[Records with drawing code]
__________________________________________________
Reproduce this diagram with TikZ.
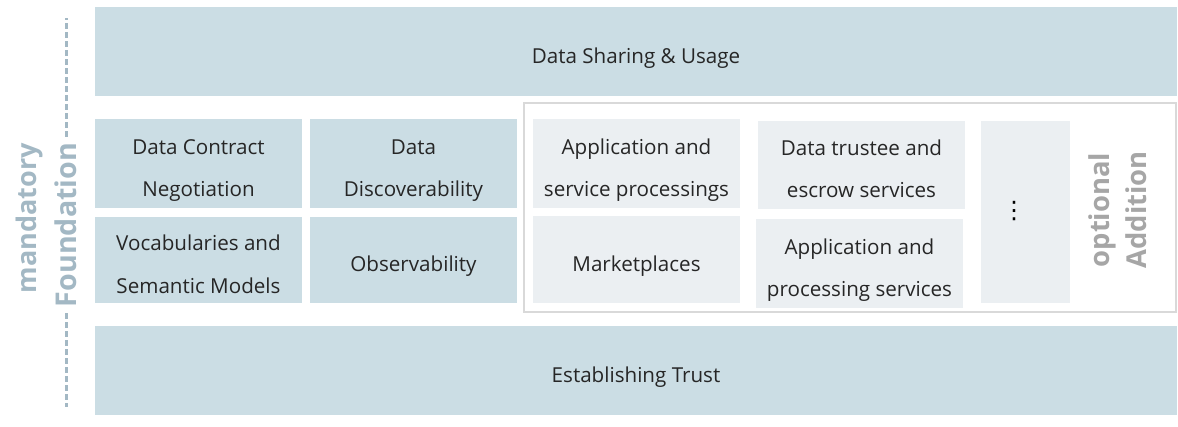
\documentclass[tikz,border=0pt]{standalone}
\usepackage{fontspec}
\setmainfont{Open Sans}
\newfontfamily\simbolos{DejaVu Sans}
\usetikzlibrary{positioning}
\definecolor{azulgris}{RGB}{203, 221, 228}
\definecolor{nieve}{RGB}{235, 239, 242}
\definecolor{marco}{RGB}{217, 217, 217}
\definecolor{plomo}{RGB}{166, 166, 166}
\definecolor{pizarra}{RGB}{163, 184, 196}
\definecolor{tinta}{RGB}{38, 38, 38}
\tikzset{
    capa/.style={rectangle, fill=azulgris, text=tinta, inner sep=0pt, align=center, text height=13pt, text depth=1.1pt, font=\fontsize{10.3}{21}\selectfont},
    extra/.style={capa, fill=nieve},
    doble/.style={text height=33pt, text depth=0pt},
    lateral/.style={rotate=90, align=center, inner sep=3pt, font=\bfseries\fontsize{13.5}{18.5}\selectfont},
    guia/.style={pizarra, line width=1.5pt, dash pattern=on 3pt off 1.5pt},
}
\begin{document}
\begin{tikzpicture}[x=0.5pt, y=-0.5pt]
            \useasboundingbox (0,0) rectangle (1178,427);

            % outer layers
            \node[capa, minimum width=541pt, minimum height=44.5pt] (usage) at (636,51.5) {Data Sharing \& Usage};
            \node[capa, minimum width=541pt, minimum height=44.5pt] (trust) at (636,370.5) {Establishing Trust};

            % mandatory blocks
            \node[capa, doble, minimum width=103.5pt, minimum height=44.5pt] (contract) at (198.5,163.5) {Data Contract\\Negotiation};
            \node[capa, doble, minimum width=103.5pt, minimum height=44.5pt] (discover) at (413.5,163.5) {Data\\Discoverability};
            \node[capa, doble, minimum width=103.5pt, minimum height=43pt] (vocab) at (198.5,260) {Vocabularies and\\Semantic Models};
            \node[capa, minimum width=103.5pt, minimum height=43pt] (observe) at (413.5,260) {Observability};

            % optional blocks
            \node[draw=marco, line width=1pt, minimum width=326pt, minimum height=104.5pt] (opcional) at (850,207.5) {};
            \node[extra, doble, minimum width=103.5pt, minimum height=44.5pt] (appserv) at (636.5,163.5) {Application and\\service processings};
            \node[extra, minimum width=103.5pt, minimum height=43.5pt] (market) at (636.5,259.5) {Marketplaces};
            \node[extra, doble, minimum width=103.5pt, minimum height=44pt] (trustee) at (861.5,165) {Data trustee and\\escrow services};
            \node[extra, doble, minimum width=103.5pt, minimum height=44.5pt] (appproc) at (859.5,263.5) {Application and\\processing services};
            \node[extra, minimum width=44.5pt, minimum height=91pt] (more) at (1025.5,212) {};
            \node[text=black, inner sep=0pt, font=\simbolos\fontsize{12}{12}\selectfont] (dots) at (1014,211.5) {⋮};

            % side labels
            \node[lateral, text=plomo, font=\bfseries\fontsize{13.7}{18.5}\selectfont] (addition) at (1118,210) {optional\\Addition};
            \node[lateral, text=pizarra] (mand) at (29,218) {mandatory};
            \node[lateral, text=pizarra, font=\bfseries\fontsize{14.3}{18.5}\selectfont] (found) at (66,225) {Foundation};

            \coordinate (ftop) at (found.east |- 0,18);
            \coordinate (fbot) at (found.west |- 0,407);
            \draw[guia] (found.east) -- (ftop);
            \draw[guia] (found.west) -- (fbot);
        \end{tikzpicture}
\end{document}
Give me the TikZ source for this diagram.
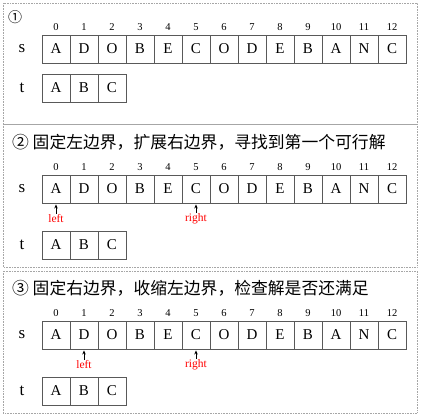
\documentclass[tikz,border=0pt]{standalone}
\usepackage{fontspec}
\setmainfont{Liberation Serif}
\newfontfamily\cjk{Noto Sans CJK SC}
\usetikzlibrary{arrows.meta}
\begin{document}
\begin{tikzpicture}[x=1pt,y=-1pt,
    cell/.style={draw=black!65, line width=0.9pt, minimum width=28pt, minimum height=28pt, inner sep=0pt, font=\fontsize{15}{15}\selectfont},
    idx/.style={inner sep=0pt, font=\fontsize{10.5}{10.5}\selectfont},
    rowname/.style={inner sep=0pt, font=\fontsize{17}{17}\selectfont},
    ptr/.style={text=red, inner sep=1pt, font=\fontsize{11.5}{11.5}\selectfont},
    ptrarrow/.style={-{Stealth[length=4pt,width=3.5pt]}, line width=0.7pt, shorten >=1pt},
    title/.style={anchor=west, inner sep=0pt, font=\cjk\fontsize{16.8}{16.8}\selectfont},
    panel/.style={draw=black!35, densely dotted, line width=0.6pt}]
    \useasboundingbox (0,0) rectangle (421,416);

    % Panels
    \draw[panel] (3,3) rectangle (417,124);
    \draw[panel] (3,124) rectangle (417,267);
    \draw[panel] (3,271) rectangle (417,413);

    % Titles
    \node[title, font=\cjk\fontsize{14}{14}\selectfont] (title1) at (8,17) {①};
    \node[title] (title2) at (12,142) {② 固定左边界，扩展右边界，寻找到第一个可行解};
    \node[title] (title3) at (12,288) {③ 固定右边界，收缩左边界，检查解是否还满足};

    % Strings s and t
    \foreach \p/\ys/\yt in {1/49/88, 2/189/245, 3/335/391} {
        \node[rowname] (sname\p) at (22,\ys) {s};
        \node[rowname] (tname\p) at (22,\yt) {t};
        \foreach [count=\i from 0] \c in {A,D,O,B,E,C,O,D,E,B,A,N,C} {
            \node[cell] (s\p-\i) at (56+28*\i,\ys) {\c};
            \node[idx] (i\p-\i) at (56+28*\i,\ys-22) {\i};
        }
        \foreach [count=\i from 0] \c in {A,B,C} {
            \node[cell] (t\p-\i) at (56+28*\i,\yt) {\c};
        }
    }

    % Pointers
    \node[ptr] (left2) at (56,219) {left};
    \node[ptr] (right2) at (196,219) {right};
    \draw[ptrarrow] (left2.north) -- (s2-0.south);
    \draw[ptrarrow] (right2.north) -- (s2-5.south);

    \node[ptr] (left3) at (84,365) {left};
    \node[ptr] (right3) at (196,365) {right};
    \draw[ptrarrow] (left3.north) -- (s3-1.south);
    \draw[ptrarrow] (right3.north) -- (s3-5.south);
\end{tikzpicture}
\end{document}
__________________________________________________
- STATED PROBLEM -
With the pictures left out, transcribe the material exactly.

- THE REPLY -
Reproduce this diagram with TikZ.
\documentclass[tikz,border=0pt]{standalone}
\usepackage{fontspec}
\setmainfont{Open Sans}
\newfontfamily\simbolos{DejaVu Sans}
\usetikzlibrary{positioning}
\definecolor{azulgris}{RGB}{203, 221, 228}
\definecolor{nieve}{RGB}{235, 239, 242}
\definecolor{marco}{RGB}{217, 217, 217}
\definecolor{plomo}{RGB}{166, 166, 166}
\definecolor{pizarra}{RGB}{163, 184, 196}
\definecolor{tinta}{RGB}{38, 38, 38}
\tikzset{
    capa/.style={rectangle, fill=azulgris, text=tinta, inner sep=0pt, align=center, text height=13pt, text depth=1.1pt, font=\fontsize{10.3}{21}\selectfont},
    extra/.style={capa, fill=nieve},
    doble/.style={text height=33pt, text depth=0pt},
    lateral/.style={rotate=90, align=center, inner sep=3pt, font=\bfseries\fontsize{13.5}{18.5}\selectfont},
    guia/.style={pizarra, line width=1.5pt, dash pattern=on 3pt off 1.5pt},
}
\begin{document}
\begin{tikzpicture}[x=0.5pt, y=-0.5pt]
            \useasboundingbox (0,0) rectangle (1178,427);

            % outer layers
            \node[capa, minimum width=541pt, minimum height=44.5pt] (usage) at (636,51.5) {Data Sharing \& Usage};
            \node[capa, minimum width=541pt, minimum height=44.5pt] (trust) at (636,370.5) {Establishing Trust};

            % mandatory blocks
            \node[capa, doble, minimum width=103.5pt, minimum height=44.5pt] (contract) at (198.5,163.5) {Data Contract\\Negotiation};
            \node[capa, doble, minimum width=103.5pt, minimum height=44.5pt] (discover) at (413.5,163.5) {Data\\Discoverability};
            \node[capa, doble, minimum width=103.5pt, minimum height=43pt] (vocab) at (198.5,260) {Vocabularies and\\Semantic Models};
            \node[capa, minimum width=103.5pt, minimum height=43pt] (observe) at (413.5,260) {Observability};

            % optional blocks
            \node[draw=marco, line width=1pt, minimum width=326pt, minimum height=104.5pt] (opcional) at (850,207.5) {};
            \node[extra, doble, minimum width=103.5pt, minimum height=44.5pt] (appserv) at (636.5,163.5) {Application and\\service processings};
            \node[extra, minimum width=103.5pt, minimum height=43.5pt] (market) at (636.5,259.5) {Marketplaces};
            \node[extra, doble, minimum width=103.5pt, minimum height=44pt] (trustee) at (861.5,165) {Data trustee and\\escrow services};
            \node[extra, doble, minimum width=103.5pt, minimum height=44.5pt] (appproc) at (859.5,263.5) {Application and\\processing services};
            \node[extra, minimum width=44.5pt, minimum height=91pt] (more) at (1025.5,212) {};
            \node[text=black, inner sep=0pt, font=\simbolos\fontsize{12}{12}\selectfont] (dots) at (1014,211.5) {⋮};

            % side labels
            \node[lateral, text=plomo, font=\bfseries\fontsize{13.7}{18.5}\selectfont] (addition) at (1118,210) {optional\\Addition};
            \node[lateral, text=pizarra] (mand) at (29,218) {mandatory};
            \node[lateral, text=pizarra, font=\bfseries\fontsize{14.3}{18.5}\selectfont] (found) at (66,225) {Foundation};

            \coordinate (ftop) at (found.east |- 0,18);
            \coordinate (fbot) at (found.west |- 0,407);
            \draw[guia] (found.east) -- (ftop);
            \draw[guia] (found.west) -- (fbot);
        \end{tikzpicture}
\end{document}
Give me the TikZ source for this diagram.
\documentclass[tikz,border=0pt]{standalone}
\usepackage{fontspec}
\setmainfont{Liberation Serif}
\newfontfamily\cjk{Noto Sans CJK SC}
\usetikzlibrary{arrows.meta}
\begin{document}
\begin{tikzpicture}[x=1pt,y=-1pt,
    cell/.style={draw=black!65, line width=0.9pt, minimum width=28pt, minimum height=28pt, inner sep=0pt, font=\fontsize{15}{15}\selectfont},
    idx/.style={inner sep=0pt, font=\fontsize{10.5}{10.5}\selectfont},
    rowname/.style={inner sep=0pt, font=\fontsize{17}{17}\selectfont},
    ptr/.style={text=red, inner sep=1pt, font=\fontsize{11.5}{11.5}\selectfont},
    ptrarrow/.style={-{Stealth[length=4pt,width=3.5pt]}, line width=0.7pt, shorten >=1pt},
    title/.style={anchor=west, inner sep=0pt, font=\cjk\fontsize{16.8}{16.8}\selectfont},
    panel/.style={draw=black!35, densely dotted, line width=0.6pt}]
    \useasboundingbox (0,0) rectangle (421,416);

    % Panels
    \draw[panel] (3,3) rectangle (417,124);
    \draw[panel] (3,124) rectangle (417,267);
    \draw[panel] (3,271) rectangle (417,413);

    % Titles
    \node[title, font=\cjk\fontsize{14}{14}\selectfont] (title1) at (8,17) {①};
    \node[title] (title2) at (12,142) {② 固定左边界，扩展右边界，寻找到第一个可行解};
    \node[title] (title3) at (12,288) {③ 固定右边界，收缩左边界，检查解是否还满足};

    % Strings s and t
    \foreach \p/\ys/\yt in {1/49/88, 2/189/245, 3/335/391} {
        \node[rowname] (sname\p) at (22,\ys) {s};
        \node[rowname] (tname\p) at (22,\yt) {t};
        \foreach [count=\i from 0] \c in {A,D,O,B,E,C,O,D,E,B,A,N,C} {
            \node[cell] (s\p-\i) at (56+28*\i,\ys) {\c};
            \node[idx] (i\p-\i) at (56+28*\i,\ys-22) {\i};
        }
        \foreach [count=\i from 0] \c in {A,B,C} {
            \node[cell] (t\p-\i) at (56+28*\i,\yt) {\c};
        }
    }

    % Pointers
    \node[ptr] (left2) at (56,219) {left};
    \node[ptr] (right2) at (196,219) {right};
    \draw[ptrarrow] (left2.north) -- (s2-0.south);
    \draw[ptrarrow] (right2.north) -- (s2-5.south);

    \node[ptr] (left3) at (84,365) {left};
    \node[ptr] (right3) at (196,365) {right};
    \draw[ptrarrow] (left3.north) -- (s3-1.south);
    \draw[ptrarrow] (right3.north) -- (s3-5.south);
\end{tikzpicture}
\end{document}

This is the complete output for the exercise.